🚀 Day 19: HTTP/2 and HTTP/3 Advance Concepts
The web is evolving. HTTP/2 and HTTP/3 are the "Turbo Boost" for the internet, making it faster, safer, and more efficient than ever before. 🚀
🔢 1. Binary Protocol (The Language)
Old Way (HTTP/1.1): Text-based. Commands looked like GET /index.html HTTP/1.1.
New Way (HTTP/2): Data is broken into small, binary "frames."
- Real-Life Example:
- Text: Like reading a handwritten book. You have to look for periods and capital letters to understand the structure.
- Binary: Like a QR Code. A human can't read it, but a machine "sees" the entire structure instantly because it's a fixed grid.
- Why it matters: It reduces errors and allows the computer to skip the "reading" part and go straight to "processing."
🚪 2. Multiplexing (The "Door" Problem)
The Problem: In HTTP/1.1, the browser could only ask for one thing at a time per connection. If a huge video file was first, the small CSS file had to wait.
The Solution: HTTP/2 allows multiple requests and responses to be "interleaved" (mixed together) on a single connection.
- Real-Life Example:
- HTTP/1.1 (Pipelining): A Drive-Thru lane. Even if you only want a soda, you have to wait for the person in front to get their 20 family meals.
- HTTP/2 (Multiplexing): A Buffet. Everyone walks up to the table at the same time. You grab your soda and leave while the person next to you is still scooping salad.
- Why it matters: No more "Head-of-Line Blocking." One slow file doesn't break the whole website.
🗜️ 3. Header Compression (HPACK)
The Problem: Every request sends the same "User-Agent" and "Cookie" info. This is like sending a 50-page contract every time you want to buy a loaf of bread.
The Solution: HPACK creates a "shared dictionary" between the browser and server.
- Real-Life Example:
- The Party: Telling everyone in a party "I'm XYZ from ABC" is annoying.

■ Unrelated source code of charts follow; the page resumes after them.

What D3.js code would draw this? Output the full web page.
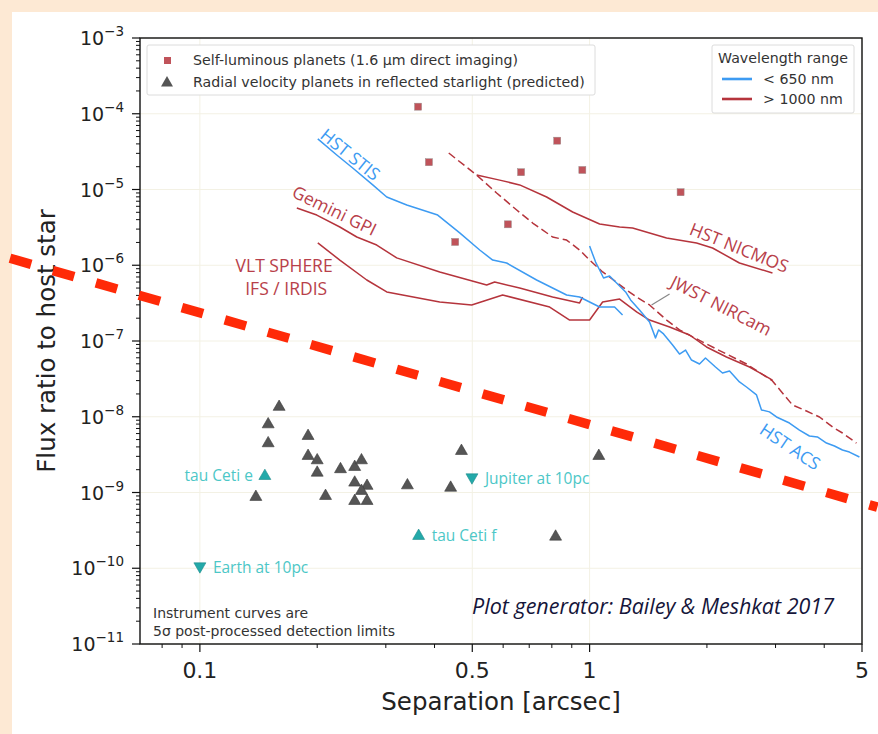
<!DOCTYPE html>
<html><head><meta charset="utf-8">
<script src="https://cdn.jsdelivr.net/npm/d3@7"></script>
<style>body{margin:0;background:#fde9d4;} svg{display:block}</style>
</head><body>
<svg id="c" width="878" height="734"></svg>
<script>
// ---------- data ----------
const xTickVals = [0.1, 0.5, 1, 5];
const xTickLabels = ["0.1", "0.5", "1", "5"];
const yTickExps = [-3, -4, -5, -6, -7, -8, -9, -10, -11];

const selfLumSep  = [0.363, 0.387, 0.452, 0.617, 0.667, 0.826, 0.958, 1.712];
const selfLumFlux = [1.24e-4, 2.29e-5, 2.03e-6, 3.47e-6, 1.69e-5, 4.41e-5, 1.81e-5, 9.2e-6];

const rvSep  = [0.1597, 0.1497, 0.1497, 0.1895, 0.1895, 0.200, 0.200, 0.1392, 0.2101, 0.2295, 0.2496, 0.2598, 0.2496, 0.2685, 0.2598, 0.2496, 0.2685, 0.469, 0.3408, 0.440, 1.056, 0.818];
const rvFlux = [1.39e-8, 8.18e-9, 4.6e-9, 5.74e-9, 3.13e-9, 2.74e-9, 1.88e-9, 9.0e-10, 9.27e-10, 2.09e-9, 2.24e-9, 2.74e-9, 1.39e-9, 1.26e-9, 1.08e-9, 7.96e-10, 7.96e-10, 3.64e-9, 1.28e-9, 1.19e-9, 3.13e-9, 2.69e-10];

const refNames  = ["tau Ceti e", "tau Ceti f", "Jupiter at 10pc", "Earth at 10pc"];
const refSep    = [0.1468, 0.3642, 0.499, 0.1];
const refFlux   = [1.70e-9, 2.75e-10, 1.54e-9, 1.03e-10];
const refShape  = ["up", "up", "down", "down"];
const refSide   = ["left", "right", "right", "right"];

const stisSep  = [0.2007, 0.2245, 0.2467, 0.2777, 0.3016, 0.3395, 0.4076, 0.4642, 0.5224, 0.5641, 0.6126, 0.7312, 0.8730, 0.9427, 1.061, 1.159, 1.215];
const stisFlux = [4.65e-5, 2.85e-5, 1.92e-5, 1.15e-5, 7.96e-6, 6.24e-6, 4.60e-6, 2.67e-6, 1.59e-6, 1.17e-6, 1.07e-6, 6.39e-7, 4.05e-7, 3.81e-7, 2.81e-7, 2.81e-7, 2.20e-7];

const acsSep  = [1.000, 1.036, 1.061, 1.086, 1.125, 1.173, 1.237, 1.274, 1.343, 1.425, 1.476, 1.503, 1.548, 1.633, 1.701, 1.763, 1.826, 1.914, 1.983, 2.104, 2.193, 2.286, 2.424, 2.527, 2.681, 2.761, 2.894, 3.017, 3.257, 3.455, 3.665, 3.842, 4.053, 4.249, 4.455, 4.642, 4.924];
const acsFlux = [1.80e-6, 1.10e-6, 8.65e-7, 6.79e-7, 7.21e-7, 5.83e-7, 4.44e-7, 3.48e-7, 2.57e-7, 1.78e-7, 1.10e-7, 1.40e-7, 1.24e-7, 8.85e-8, 6.73e-8, 7.60e-8, 5.61e-8, 4.97e-8, 5.97e-8, 4.54e-8, 3.78e-8, 4.02e-8, 2.88e-8, 2.47e-8, 1.94e-8, 1.23e-8, 1.16e-8, 9.93e-9, 8.26e-9, 6.68e-9, 5.57e-9, 5.41e-9, 4.50e-9, 4.11e-9, 3.64e-9, 3.42e-9, 2.94e-9];

const nicmosSep  = [0.5131, 0.5878, 0.6615, 0.7757, 0.9046, 1.061, 1.194, 1.289, 1.576, 1.881, 2.068, 2.424, 2.946];
const nicmosFlux = [1.55e-5, 1.33e-5, 1.15e-5, 7.96e-6, 5.05e-6, 3.51e-6, 3.20e-6, 3.10e-6, 2.29e-6, 1.97e-6, 1.69e-6, 1.07e-6, 7.91e-7];

const nircamSep  = [0.4351, 0.5131, 0.5774, 0.6500, 0.7144, 0.8036, 0.8730, 0.9427, 1.000, 1.080, 1.125, 1.244, 1.320, 1.425, 1.576, 1.701, 1.995, 2.527, 2.946, 3.316, 3.601, 3.889, 4.200, 4.455, 4.838];
const nircamFlux = [3.03e-5, 1.55e-5, 9.0e-6, 5.36e-6, 3.61e-6, 2.36e-6, 2.15e-6, 1.59e-6, 1.17e-6, 8.15e-7, 7.00e-7, 4.71e-7, 3.81e-7, 2.99e-7, 1.89e-7, 1.40e-7, 9.12e-8, 4.97e-8, 2.97e-8, 1.43e-8, 1.19e-8, 9.93e-9, 7.33e-9, 6.10e-9, 4.50e-9];

const gpiSep  = [0.1773, 0.1995, 0.2286, 0.2527, 0.2843, 0.3199, 0.4125, 0.5444, 0.5707, 0.6615, 0.8036, 0.9427, 0.9596];
const gpiFlux = [5.70e-6, 4.60e-6, 3.20e-6, 2.36e-6, 1.85e-6, 1.25e-6, 8.15e-7, 5.48e-7, 6.01e-7, 5.01e-7, 3.81e-7, 3.18e-7, 3.81e-7];

const sphereSep  = [0.2007, 0.2286, 0.2681, 0.3016, 0.4125, 0.4982, 0.5982, 0.7899, 0.8888, 1.000, 1.080, 1.194, 1.320, 1.425, 1.604, 1.805, 1.995, 2.245, 2.572, 2.946];
const sphereFlux = [1.97e-6, 1.17e-6, 6.39e-7, 4.44e-7, 3.27e-7, 2.99e-7, 4.05e-7, 2.81e-7, 1.89e-7, 1.89e-7, 3.27e-7, 3.58e-7, 2.42e-7, 1.89e-7, 1.53e-7, 1.20e-7, 8.34e-8, 6.15e-8, 4.54e-8, 3.05e-8];

const trendSep  = [0.0307, 5.475];
const trendFlux = [1.35e-6, 6.41e-10];

// ---------- setup ----------
const W = 878, H = 734;
const L = 140, R = 862, T = 38, B = 644;
const svg = d3.select("#c");
const x = d3.scaleLog().domain([0.0702, 5]).range([L, R]);
const y = d3.scaleLog().domain([1e-11, 1e-3]).range([B, T]);
const BLUE = "#3d9bf2", RED = "#b5343c", REDTXT = "#b8404a";
const TEAL = "#23a9a9", TEALTXT = "#4cc7c7";
const AX = "DejaVu Sans, sans-serif", ANN = "'Open Sans', 'Noto Sans', sans-serif";

svg.append("rect").attr("width", W).attr("height", H).attr("fill", "#fde9d4");
svg.append("rect").attr("x", 12).attr("y", 12).attr("width", W - 12).attr("height", H - 12).attr("fill", "#fff");

svg.append("defs").append("clipPath").attr("id", "clip")
  .append("rect").attr("x", L).attr("y", T).attr("width", R - L).attr("height", B - T);

// grid
const grid = svg.append("g");
yTickExps.forEach(e => grid.append("line").attr("x1", L).attr("x2", R)
  .attr("y1", y(Math.pow(10, e))).attr("y2", y(Math.pow(10, e)))
  .attr("stroke", "#f3f1e4").attr("stroke-width", 1));
xTickVals.forEach(v => grid.append("line").attr("y1", T).attr("y2", B)
  .attr("x1", x(v)).attr("x2", x(v)).attr("stroke", "#f3f1e4").attr("stroke-width", 1));

// curves
const plot = svg.append("g").attr("clip-path", "url(#clip)");
const line = d3.line().x(d => x(d[0])).y(d => y(d[1]));
function curve(sep, flux, color, dash) {
  plot.append("path").datum(d3.zip(sep, flux)).attr("d", line)
    .attr("fill", "none").attr("stroke", color).attr("stroke-width", 1.5)
    .attr("stroke-linejoin", "round").attr("stroke-dasharray", dash || null);
}
curve(gpiSep, gpiFlux, RED);
curve(sphereSep, sphereFlux, RED);
curve(nicmosSep, nicmosFlux, RED);
curve(nircamSep, nircamFlux, RED, "8,4");
curve(stisSep, stisFlux, BLUE);
curve(acsSep, acsFlux, BLUE);

// markers
const tri = d3.symbol().type(d3.symbolTriangle).size(62);
plot.selectAll(".rv").data(d3.zip(rvSep, rvFlux)).join("path")
  .attr("d", tri).attr("transform", d => `translate(${x(d[0])},${y(d[1]) + 1})`)
  .attr("fill", "#555").attr("stroke", "#3a3a3a").attr("stroke-width", 0.6);
plot.selectAll(".sl").data(d3.zip(selfLumSep, selfLumFlux)).join("rect")
  .attr("x", d => x(d[0]) - 3.5).attr("y", d => y(d[1]) - 3.5).attr("width", 7).attr("height", 7)
  .attr("fill", "#c0535a").attr("stroke", "#9a8a8a").attr("stroke-width", 0.5);

refNames.forEach((n, i) => {
  const px = x(refSep[i]), py = y(refFlux[i]);
  plot.append("path").attr("d", tri)
    .attr("transform", `translate(${px},${py + (refShape[i] === "up" ? 1 : -1)}) rotate(${refShape[i] === "up" ? 0 : 180})`)
    .attr("fill", TEAL).attr("stroke", "#1b8a8a").attr("stroke-width", 0.6);
  svg.append("text").attr("x", refSide[i] === "left" ? px - 12 : px + 13).attr("y", py)
    .attr("dominant-baseline", "central").attr("text-anchor", refSide[i] === "left" ? "end" : "start")
    .attr("font-family", ANN).attr("font-size", 15.5).attr("fill", TEALTXT).text(n);
});

// curve labels
function lab(txt, sep, flux, ang, color, size) {
  svg.append("text").attr("transform", `translate(${x(sep)},${y(flux)}) rotate(${ang})`)
    .attr("text-anchor", "middle").attr("dominant-baseline", "central")
    .attr("font-family", ANN).attr("font-size", size || 17.5).attr("fill", color).text(txt);
}
lab("HST STIS", 0.2439, 2.94e-5, 39, BLUE);
lab("Gemini GPI", 0.2219, 5.36e-6, 26, REDTXT);
lab("HST NICMOS", 2.424, 1.74e-6, 22, REDTXT);
lab("JWST NIRCam", 2.18, 2.99e-7, 27, REDTXT);
lab("HST ACS", 3.277, 4.11e-9, 34, BLUE);
lab("VLT SPHERE", 0.1645, 1.02e-6, 0, REDTXT);
lab("IFS / IRDIS", 0.1665, 5.0e-7, 0, REDTXT);
svg.append("line").attr("x1", x(1.442)).attr("y1", y(2.99e-7)).attr("x2", x(1.604)).attr("y2", y(4.17e-7))
  .attr("stroke", "#888").attr("stroke-width", 1.2);

// notes
svg.append("text").attr("x", 153).attr("y", 618).attr("font-family", AX).attr("font-size", 14)
  .attr("fill", "#333").text("Instrument curves are");
svg.append("text").attr("x", 153).attr("y", 636).attr("font-family", AX).attr("font-size", 14)
  .attr("fill", "#333").text("5σ post-processed detection limits");
svg.append("text").attr("x", 834).attr("y", 614).attr("text-anchor", "end").attr("font-family", ANN)
  .attr("font-style", "italic").attr("font-size", 21.5).attr("fill", "#15153a")
  .text("Plot generator: Bailey & Meshkat 2017");

// legend 1
const lg1 = svg.append("g");
lg1.append("rect").attr("x", 147).attr("y", 45).attr("width", 448).attr("height", 50).attr("rx", 2)
  .attr("fill", "#fff").attr("stroke", "#dcdcdc");
lg1.append("rect").attr("x", 164).attr("y", 57).attr("width", 7).attr("height", 7).attr("fill", "#c0535a");
lg1.append("path").attr("d", tri).attr("transform", "translate(167,83)").attr("fill", "#555");
lg1.append("text").attr("x", 193).attr("y", 60).attr("dominant-baseline", "central").attr("font-family", AX)
  .attr("font-size", 14.2).attr("fill", "#333").text("Self-luminous planets (1.6 µm direct imaging)");
lg1.append("text").attr("x", 193).attr("y", 82).attr("dominant-baseline", "central").attr("font-family", AX)
  .attr("font-size", 14.2).attr("fill", "#333").text("Radial velocity planets in reflected starlight (predicted)");

// legend 2
const lg2 = svg.append("g");
lg2.append("rect").attr("x", 712).attr("y", 45).attr("width", 142).attr("height", 68).attr("rx", 2)
  .attr("fill", "#fff").attr("stroke", "#dcdcdc");
lg2.append("text").attr("x", 783).attr("y", 58).attr("text-anchor", "middle").attr("dominant-baseline", "central")
  .attr("font-family", AX).attr("font-size", 14.2).attr("fill", "#333").text("Wavelength range");
[["< 650 nm", BLUE, 79], ["> 1000 nm", RED, 99]].forEach(d => {
  lg2.append("line").attr("x1", 722).attr("x2", 752).attr("y1", d[2]).attr("y2", d[2])
    .attr("stroke", d[1]).attr("stroke-width", 2.6);
  lg2.append("text").attr("x", 763).attr("y", d[2]).attr("dominant-baseline", "central")
    .attr("font-family", AX).attr("font-size", 14.2).attr("fill", "#333").text(d[0]);
});

// axes
const ax = svg.append("g");
ax.append("rect").attr("x", L).attr("y", T).attr("width", R - L).attr("height", B - T)
  .attr("fill", "none").attr("stroke", "#111").attr("stroke-width", 1.4);
const xMinor = [0.08, 0.09, 0.2, 0.3, 0.4, 0.6, 0.7, 0.8, 0.9, 2, 3, 4];
xMinor.forEach(v => ax.append("line").attr("x1", x(v)).attr("x2", x(v)).attr("y1", B).attr("y2", B + 4)
  .attr("stroke", "#111").attr("stroke-width", 1));
xTickVals.forEach((v, i) => {
  ax.append("line").attr("x1", x(v)).attr("x2", x(v)).attr("y1", B).attr("y2", B + 8)
    .attr("stroke", "#111").attr("stroke-width", 1.2);
  ax.append("text").attr("x", x(v)).attr("y", 678).attr("text-anchor", "middle")
    .attr("font-family", AX).attr("font-size", 22).attr("fill", "#222").text(xTickLabels[i]);
});
yTickExps.forEach(e => {
  const base = Math.pow(10, e);
  ax.append("line").attr("x1", L - 8).attr("x2", L).attr("y1", y(base)).attr("y2", y(base))
    .attr("stroke", "#111").attr("stroke-width", 1.2);
  if (e > -11) for (let k = 2; k <= 9; k++) {
    ax.append("line").attr("x1", L - 4).attr("x2", L).attr("y1", y(base * k / 10)).attr("y2", y(base * k / 10))
      .attr("stroke", "#111").attr("stroke-width", 1);
  }
  const t = ax.append("text").attr("x", 124).attr("y", y(base) + 7).attr("text-anchor", "end")
    .attr("font-family", AX).attr("font-size", 19).attr("fill", "#222");
  t.append("tspan").text("10");
  t.append("tspan").attr("dy", -9).attr("font-size", 13.5).text("−" + Math.abs(e));
});
ax.append("text").attr("x", (L + R) / 2).attr("y", 710).attr("text-anchor", "middle")
  .attr("font-family", AX).attr("font-size", 24.5).attr("fill", "#222").text("Separation [arcsec]");
ax.append("text").attr("transform", `translate(55,${(T + B) / 2}) rotate(-90)`).attr("text-anchor", "middle")
  .attr("font-family", AX).attr("font-size", 24.5).attr("fill", "#222").text("Flux ratio to host star");

// thick red dashed trend line (overlay)
svg.append("path").datum(d3.zip(trendSep, trendFlux)).attr("d", line)
  .attr("fill", "none").attr("stroke", "#ff2a08").attr("stroke-width", 9.5)
  .attr("stroke-dasharray", "22,22.7").attr("stroke-dashoffset", 34.3);
</script>
</body></html>
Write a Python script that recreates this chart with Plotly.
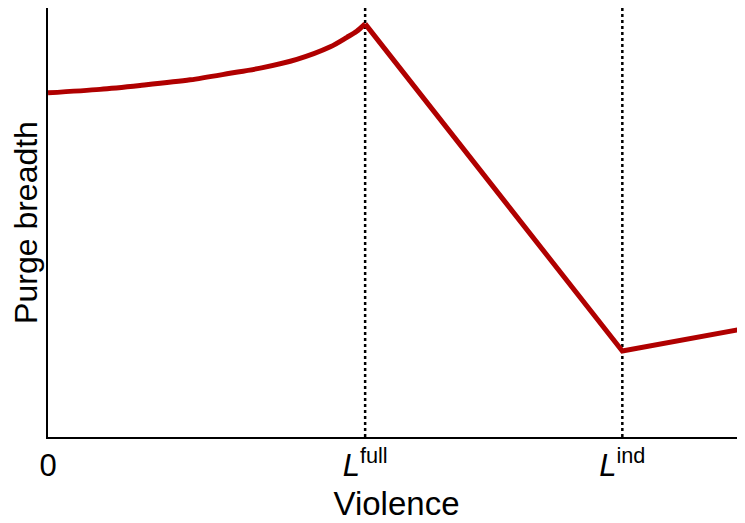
import plotly.graph_objects as go

# Curve: violence (x) vs purge breadth (y), in arbitrary units
# Rising convex part up to L^full
violence_rise = [0.0, 0.746, 1.32, 2.04, 2.61, 3.08, 3.57, 4.05, 4.29, 4.43, 4.55]
breadth_rise = [7.93, 8.01, 8.10, 8.23, 8.38, 8.51, 8.70, 8.99, 9.21, 9.35, 9.52]
# Linear part after L^full
violence_fall = [4.55, 8.24, 10.2]
breadth_fall = [9.52, 1.98, 2.56]

# Thresholds
thresholds = [4.55, 8.24]
tick_vals = [0.0, 4.55, 8.24]
tick_text = ["0", "<i>L</i><sup>full</sup>", "<i>L</i><sup>ind</sup>"]

RED = "#B00000"

fig = go.Figure()

for t in thresholds:
    fig.add_shape(type="line", xref="x", yref="paper", x0=t, x1=t, y0=0, y1=1.02,
                  line=dict(color="black", width=2.5, dash="dot"), layer="below")

fig.add_trace(go.Scatter(x=violence_rise, y=breadth_rise, mode="lines",
                         line=dict(color=RED, width=5, shape="spline", smoothing=0.8),
                         showlegend=False, cliponaxis=True))
fig.add_trace(go.Scatter(x=violence_fall, y=breadth_fall, mode="lines",
                         line=dict(color=RED, width=5),
                         showlegend=False, cliponaxis=True))

fig.update_layout(
    width=745, height=523,
    margin=dict(l=40, r=8, t=0, b=94),
    paper_bgcolor="white", plot_bgcolor="white",
    font=dict(family="Liberation Sans, Arial, sans-serif", size=32, color="black"),
)
fig.update_xaxes(range=[0, 10], showgrid=False, zeroline=False, showline=True,
                 linecolor="black", linewidth=2, tickvals=tick_vals, ticktext=tick_text,
                 ticks="", tickfont=dict(size=31),
                 title=dict(text="Violence", font=dict(size=33), standoff=10))
fig.update_yaxes(range=[0, 9.885], showgrid=False, zeroline=False, showline=True,
                 linecolor="black", linewidth=2, showticklabels=False, ticks="",
                 title=dict(text="Purge breadth", font=dict(size=32), standoff=6))

fig.write_html("out.html")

- HPACK: You wear a Name Tag. The first person reads it. To everyone else, you just point at the tag. They already have the "key" to know who you are.
- Why it matters: It saves massive amounts of bandwidth, especially for mobile users with slow data.
⚡ 4. QUIC Transport (The HTTP/3 Foundation)
The Problem: HTTP/2 used TCP. If one packet is lost on the internet, TCP stops everything until it finds that one packet. This is "Network Head-of-Line Blocking."
The Solution: HTTP/3 uses QUIC (built on UDP). It is "Connectionless" at the base but "Reliable" at the top.
- Real-Life Example:
- TCP: A String of Christmas lights. If one bulb (packet) breaks, the entire string goes dark until you fix it. (Imagine a series connection of bulbs)
- QUIC (UDP base): A Box of Flashlights. If one flashlight breaks, the others stay lit. The broken one doesn't stop the rest of the room from being bright. (Imagine a parallel connection of lights)
- Why it matters: It makes the internet much faster on "unstable" networks (like switching from Wi-Fi to 5G while walking).